A EXMA. SRA. DESEMBARGADORA FEDERAL RAMZA TARTUCE:

Trata-se de recurso em sentido estrito interposto pelo Ministério Público Federal contra a decisão proferida pelo MM. Juiz Federal da 4ª Vara de São José do Rio Preto - SP, que recebeu parcialmente a denúncia oferecida em face de PEDRO GREGUI, rejeitando-a quanto ao crime previsto no artigo 40 da Lei 9605/98, e acolhendo-a quanto ao crime previsto no artigo 48 da mesma lei supracitada.

Consta da denúncia que PEDRO GREGUI teria causado dano direto ao meio ambiente, mediante intervenção em área de preservação ambiental permanente (APP), localizada a margem do reservatório da Usina Hidrelétrica de Água Vermelha, no loteamento Água Azul, lote 3, mediante a manutenção de área de lazer - "rancho de veraneio", impedindo a regeneração natural da vegetação, no município de Cardoso/SP.

Assim, o réu foi denunciado como incurso nas penas dos artigos 40 e 48 do Código de Processo Penal (fls.02/03).

A fl. 59, o MM. Juiz de primeiro grau rejeitou parcialmente a inicial acusatória para afastar a incidência do crime tipificado no artigo 40 da Lei Ambiental, por não poder o denunciado responder por tal crime, pela ausência de prova da autoria delitiva, pois a construção ocorreu há mais de 15 anos, ou seja, bem antes do advento da Lei Ambiental, além do que o laudo pericial não menciona quando foram realizadas as construções, não havendo comprovação, nos autos, ou sequer indícios de que a destruição em decorrência das construções foi provocada pelo acusado. Entendeu, todavia, que ele pode sofrer a ação penal pela prática do delito previsto no artigo 48 da Lei Ambiental, que também lhe foi imputado pelo órgão acusador, por manter, atualmente, as edificações no local, na medida em que elas impedem a regeneração do meio ambiente.

Por outro lado, o Douto Magistrado recebeu a denúncia promovida contra o acusado, quanto ao crime capitulado no artigo 48 da mesma Lei Ambiental.

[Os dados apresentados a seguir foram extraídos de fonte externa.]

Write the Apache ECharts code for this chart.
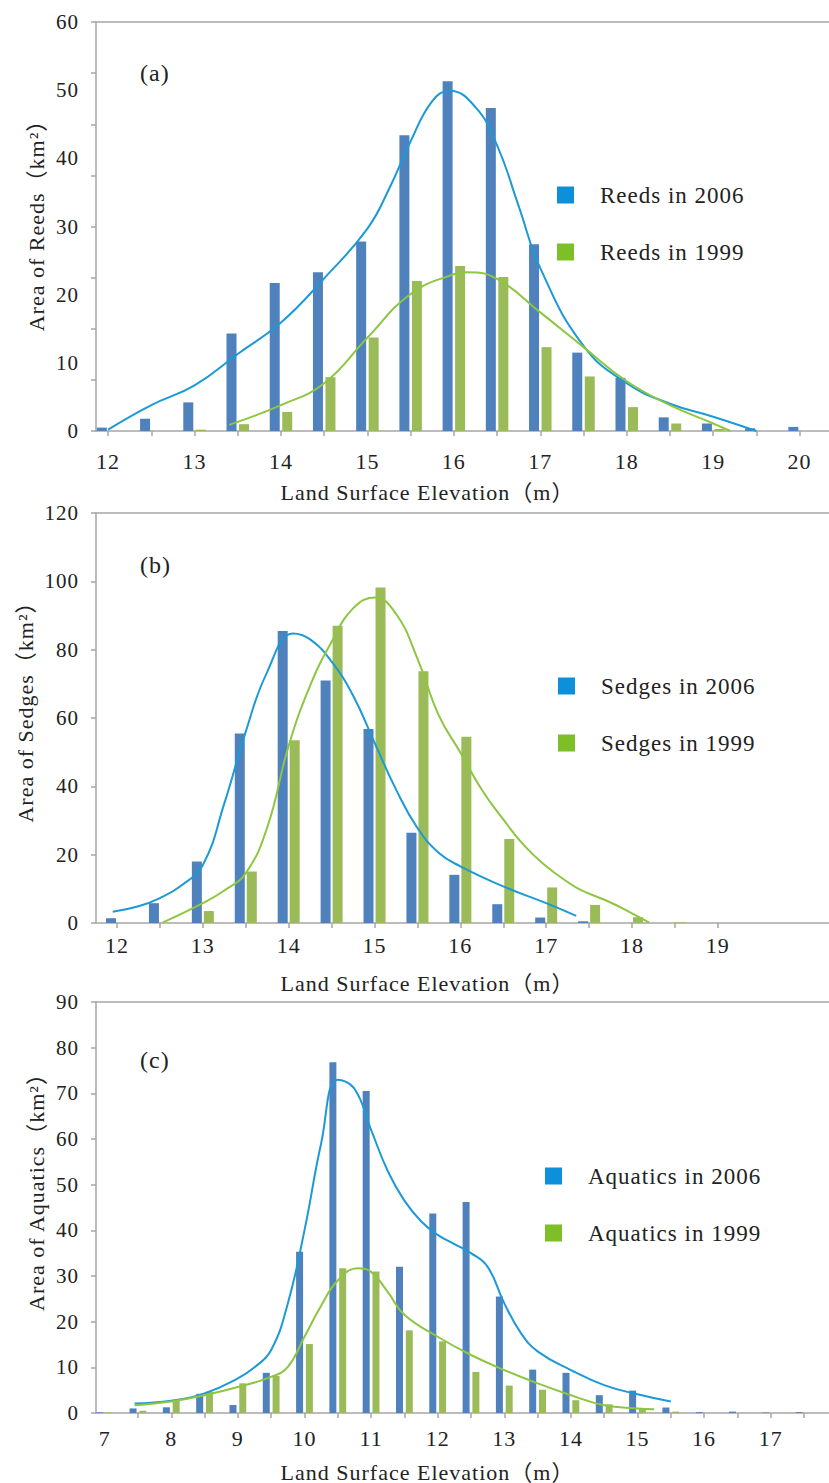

Inconformado, o Ministério Público Federal pugna pela reforma da decisão monocrática, argumentando, em apertada síntese que:

a)- não é apenas o ato de construir, no instante em que se edifica, que completa o núcleo do tipo do artigo 40 da Lei Ambiental, mas, sim a atividade antrópica, em área onde essa atividade não deveria existir, que causa o dano e completa o tipo penal;

b)- o momento da edificação é, no caso em tela, irrelevante para a imputação feita ao agente. A conduta relevante é a da intervenção antrópica em área de preservação permanente. A cada intervenção o agente danifica a área e realiza o tipo;

c)- não é apenas a edificação ou a impermeabilização do solo que causa o dano ambiental, mas a presença inadequada e constante de dejetos humanos e químicos, a manutenção do local para habitabilidade, com o uso de pesticidas e constante "limpeza" da vegetação circunvizinha (capina, roça, fogo, etc.). Tudo isso, sem falar no prejuízo causado à fauna terrestre e aquática. Conseqüentemente, a cada intervenção humana (não necessariamente a edificação), o infrator danifica a área e impede a regeneração natural da vegetação local;

d)- no presente caso, a edificação está a menos de 100 metros do reservatório da Usina Hidrelétrica de Água Vermelha, encontrando-se em área de preservação permanente, constando dos autos tratar-se de área destinada ao lazer, o que evidencia a presença e atividade humana em toda a área de proteção permanente, o que, de per si, causa dano ao meio ambiente;

e)- o recorrido vem causando dano a APP reiteradamente, com a simples manutenção de sua presença, causando diariamente dano direto a Unidade de Conservação;

f)- e não é só o ato de construir em área de preservação permanente que tipifica o delito do artigo acima mencionado, mas sim a intervenção antrópica indevida na área;

g)- e, por fim, alega que o delito em questão é permanente, e é em decorrência da vontade do agente que a ação danificadora se protrai no tempo (fls. 62/78).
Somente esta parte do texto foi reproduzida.